Notre sélection de blancs secs se concentre sur des vins capables de donner un plaisir immédiat, des vins ayant en commun une franche vivacité fondue dans une matière généreuse, ouverte, expressive. En dehors des mauzacs élevés sous voile, magnifique spécialité gaillacoise, les blancs pyrénéens de Jurançon et d’Irouléguy paraissent les mieux armés pour affronter une garde de quelques années.

DÉGUSTATION : DES LIQUOREUX HORS CLASSE
Le lecteur constatera que les notes les plus hautes vont aux vins liquoreux. Pourquoi ? Parce que ces cuvées touchent à l’exceptionnel, au sens littéral de ce terme galvaudé, quand les vignerons ont les moyens et l’envie de se livrer à ce corps-à-corps avec l’arrière-saison, lors de vendanges repoussées parfois jusqu’en décembre.

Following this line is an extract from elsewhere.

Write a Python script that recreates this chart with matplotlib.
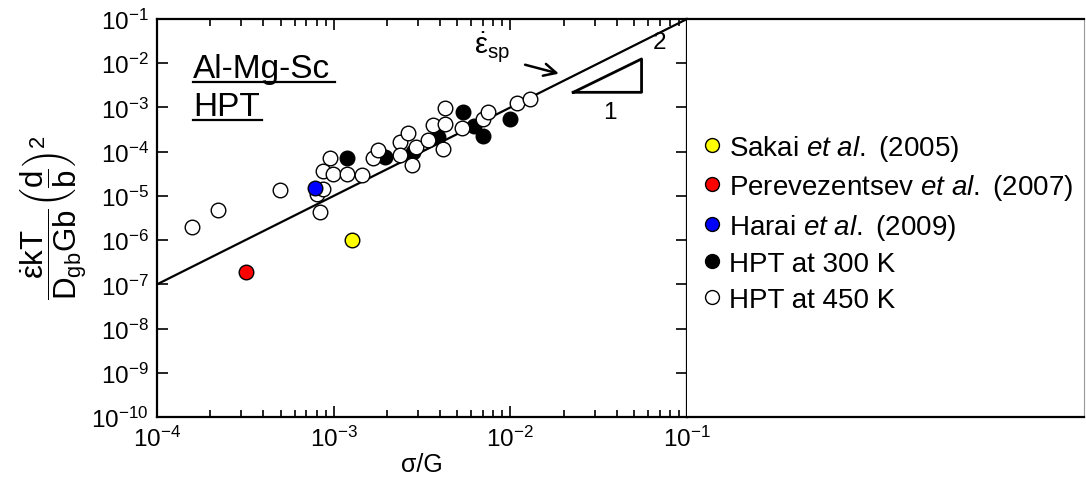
import numpy as np
import matplotlib
matplotlib.use("Agg")
from matplotlib import pyplot as plt
from matplotlib.lines import Line2D

plt.rcParams['font.family'] = ['Liberation Sans', 'DejaVu Sans']
plt.rcParams['mathtext.fontset'] = 'custom'
plt.rcParams['mathtext.rm'] = 'Liberation Sans'
plt.rcParams['mathtext.it'] = 'Liberation Sans:italic'
plt.rcParams['mathtext.bf'] = 'Liberation Sans:bold'
plt.rcParams['axes.unicode_minus'] = False

# dane
sakai_x = [1.27e-3]
sakai_y = [1.0e-6]
perev_x = [3.2e-4]
perev_y = [1.9e-7]
harai_x = [7.8e-4]
harai_y = [1.5e-5]

hpt300_x = [1.19e-3, 1.95e-3, 2.8e-3, 3.9e-3, 5.4e-3, 6.2e-3, 7.0e-3, 9.9e-3]
hpt300_y = [7.1e-5, 7.7e-5, 1.0e-4, 2.2e-4, 7.7e-4, 3.9e-4, 2.3e-4, 5.5e-4]

hpt450_x = [1.57e-4, 2.22e-4, 4.97e-4, 8.0e-4, 8.7e-4, 8.4e-4, 8.7e-4, 9.5e-4,
            9.9e-4, 1.19e-3, 1.44e-3, 1.67e-3, 1.79e-3, 2.37e-3, 2.64e-3, 2.37e-3,
            2.76e-3, 2.94e-3, 3.44e-3, 3.66e-3, 4.17e-3, 4.27e-3, 4.27e-3, 5.3e-3,
            7.0e-3, 7.5e-3, 1.09e-2, 1.29e-2]
hpt450_y = [2.0e-6, 4.9e-6, 1.35e-5, 1.1e-5, 1.4e-5, 4.4e-6, 3.7e-5, 7.2e-5,
            3.1e-5, 3.2e-5, 3.0e-5, 7.1e-5, 1.1e-4, 1.67e-4, 2.6e-4, 8.4e-5,
            5.0e-5, 1.29e-4, 1.83e-4, 4.0e-4, 1.14e-4, 9.5e-4, 4.2e-4, 3.5e-4,
            5.6e-4, 7.7e-4, 1.26e-3, 1.55e-3]

# linia ep_sp (nachylenie 2)
fit_x = [1e-4, 1e-1]
fit_y = [1e-7, 1e-1]

labels = ["Sakai $\\it{et\\ al.}$ (2005)",
          "Perevezentsev $\\it{et\\ al.}$ (2007)",
          "Harai $\\it{et\\ al.}$ (2009)",
          "HPT at 300 K",
          "HPT at 450 K"]
colors = ["#ffff00", "#ff0000", "#0000ff", "black", "white"]

fig = plt.figure(figsize=(10.86, 4.81), dpi=100)
ax = fig.add_axes([0.1446, 0.131, 0.488, 0.8274])

ms = 10.5
ax.plot(fit_x, fit_y, color="black", lw=1.6, zorder=2)
ax.plot(hpt300_x, hpt300_y, "o", ms=ms, mfc="black", mec="black", mew=1.0, zorder=3)
ax.plot(hpt450_x, hpt450_y, "o", ms=ms, mfc="white", mec="black", mew=1.0, zorder=4)
ax.plot(sakai_x, sakai_y, "o", ms=ms, mfc=colors[0], mec="black", mew=1.0, zorder=5)
ax.plot(perev_x, perev_y, "o", ms=ms, mfc=colors[1], mec="black", mew=1.0, zorder=5)
ax.plot(harai_x, harai_y, "o", ms=ms, mfc=colors[2], mec="black", mew=1.0, zorder=5)

ax.set_xscale("log")
ax.set_yscale("log")
ax.set_xlim(1e-4, 1e-1)
ax.set_ylim(1e-10, 1e-1)
ax.yaxis.set_major_locator(matplotlib.ticker.LogLocator(base=10, numticks=20))
ax.yaxis.set_minor_locator(matplotlib.ticker.NullLocator())
ax.tick_params(which="both", direction="in", top=True, right=True, width=1.2, labelsize=17.5)
ax.tick_params(which="major", length=8, pad=6)
ax.tick_params(which="minor", length=5)
for s in ax.spines.values():
    s.set_linewidth(1.6)

ax.set_xlabel("σ/G", fontsize=18, labelpad=1)
fig.text(0.05, 0.548,
         r"$\mathrm{\dfrac{\dot{ε}kT}{D_{gb}Gb}\left(\dfrac{d}{b}\right)^2}$",
         rotation=90, fontsize=22.5, ha="center", va="center")

# napis Al-Mg-Sc / HPT z podkresleniem
ax.text(0.068, (418 - 78) / 398, "Al-Mg-Sc", transform=ax.transAxes, fontsize=24, va="baseline")
ax.text(0.068, (418 - 116) / 398, "HPT", transform=ax.transAxes, fontsize=24, va="baseline")
ax.plot([0.068, 0.336], [(418 - 83) / 398] * 2, color="black", lw=1.6, transform=ax.transAxes)
ax.plot([0.068, 0.198], [(418 - 121) / 398] * 2, color="black", lw=1.6, transform=ax.transAxes)

# strzalka i trojkat nachylenia
ax.text(0.0079, 2.3e-2, r"$\mathrm{\dot{ε}_{sp}}$", fontsize=21, ha="center", va="center")
ax.annotate("", xy=(0.0195, 5.6e-3), xytext=(0.0117, 9.6e-3),
            arrowprops=dict(arrowstyle="->", lw=1.8, color="black", mutation_scale=22))
ax.plot([0.0227, 0.0553, 0.0553, 0.0227], [2.2e-3, 2.2e-3, 1.25e-2, 2.2e-3], color="black", lw=2.0)
ax.text(0.0367, 7.9e-4, "1", fontsize=17.5, ha="center", va="center")
ax.text(0.0703, 3.0e-2, "2", fontsize=17.5, ha="center", va="center")

# ramka po prawej
ax2 = fig.add_axes([0.6326, 0.131, 0.3656, 0.8274])
ax2.set_xticks([])
ax2.set_yticks([])
ax2.spines["left"].set_visible(False)
ax2.spines["top"].set_linewidth(1.6)
ax2.spines["bottom"].set_linewidth(1.6)
ax2.spines["right"].set_linewidth(0.8)
ax2.spines["right"].set_color("#999999")

handles = [Line2D([], [], ls="none", marker="o", ms=10, mfc=c, mec="black", mew=1.0) for c in colors]
fig.legend(handles, labels, loc="center left", bbox_to_anchor=(0.634, 0.535), frameon=False,
           fontsize=20, handlelength=0.7, handletextpad=0.25, labelspacing=0.34, borderpad=0)

plt.savefig("out.png", dpi=100)
plt.close()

Malgré la désaffection qui pénalise aujourd’hui les vins sucrés, ces derniers possèdent une dimension de témoignage supplémentaire, à la fois de l’implication vigneronne et du caractère du millésime. L’équilibre aérien d’un petit manseng passerillé, entre truffe, épices, exotisme du fruit et fraîcheur éblouissante, la suavité subtilement végétale, safranée, d’un grand gaillac confit par le vent d’Autan : ces goûts sont irremplaçables. Il ne faut pas, comme ça s’est passé ailleurs (nos regards se tournent vers l’Anjou), que ces vins disparaissent !

Cette sélection opérée par Pierre Citerne est nourrie par trois années de fréquentation des vins du Sud-Ouest, notamment lors de dégustations syndicales, de visites de domaines, de dégustations pour La RVF et nos guides vert et rouge.